Alla vista di tanta forza, ordinai di prendere posizione sull'alto del ciglio della strada, al sicuro della cavalleria, e con un nutrito fuoco in ritirata poi, internarmi nel più fitto del bosco. Quell'attacco fu per noi un disastro, poiché lasciammo sul terreno oltre quaranta persone tra morti e feriti.
Caddero pure prigionieri otto o dieci dei nostri, che vennero immediatamente passati per le armi, e tra questi la moglie del mio amico Teschetta, che seguiva la banda vestita da uomo.
Ricordo la triste fine del mio fido compagno il fratello di Volonino, ucciso da un prode bersagliere dell' 11° battaglione.
Ero di ritomo da un'esplorazione eseguita verso il paese di Candela, quando mi venne segnalato l'approssimarsi di un distaccamento di bersaglieri rinforzato da un plotone di ussari.
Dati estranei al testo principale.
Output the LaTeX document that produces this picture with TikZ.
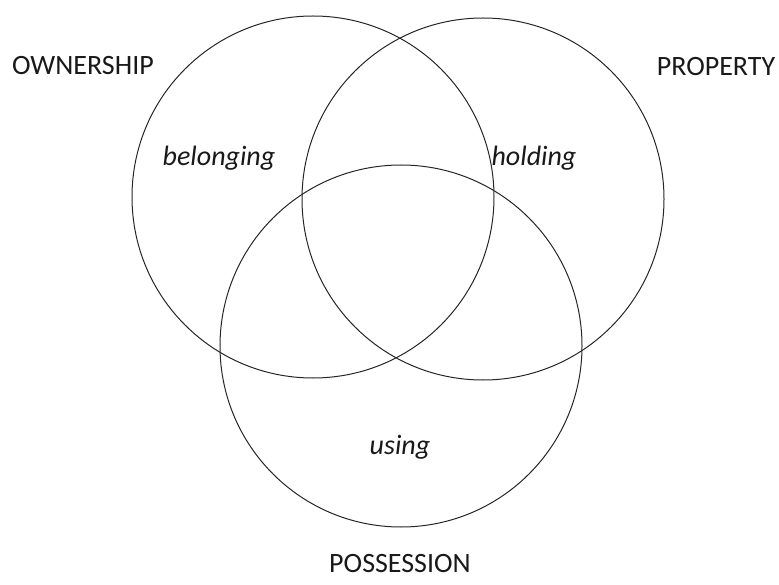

Ordinai la ritirata e di galoppo guadagnai la sponda opposta del-l'Ofanto, internandomi tosto nel fitto del bosco. Una pattuglia fiancheggiante, comandata dal Volonino, sorpresa all'improvviso non ebbe tempo di salvarsi utilizzando il guado da noi conosciuto, e per non cadere nelle mani della truppa affrontò la corrente in un punto pericoloso. A tal vista gli ussari che inseguivano si arrestarono sparando addosso ai miei le loro pistole; disgraziatamente il cavallo del Volonino guadagnata la corrente avvicinandosi alla sponda cominciò ad affondare nel fango. Ratto come uno scoiattolo un bersagliere si spogliò nudo e col fucile impugnato affrontò, malgrado il rigore del freddo, le acque dell'infido fiume, raggiunse il brigante, lo uccise con un tremendo colpo di baionetta al petto, e ritornò all'opposta riva trascinando cavallo e cavaliere. Ho percorso colla mia banda le deliziose pianure di Foggia, la terra di Bari, la marina di Basilicata, mi sono spinto fin sotto a Lecce, a Ginosa, Castellaneta, compiendo ovunque depredazioni e ricatti, talvolta sfuggendo le truppe, tal'altra attaccando all'improvviso, spesso coll'agguato e coli'insidia. Ferito quattro volte, ho visto cadere ad uno ad uno i miei più fidi, ebbi dolorosi abbandoni da compagni già carissimi, che preferirono la vita sicura dell'ergastolo che la morte sul campo o la fucilazione alla schiena e da ultimo fui tradito da quel Caino fratricida di Giuseppe Caruso, ma, non acceleriamo gli avvenimenti, parlerò di ciò a tempo opportuno.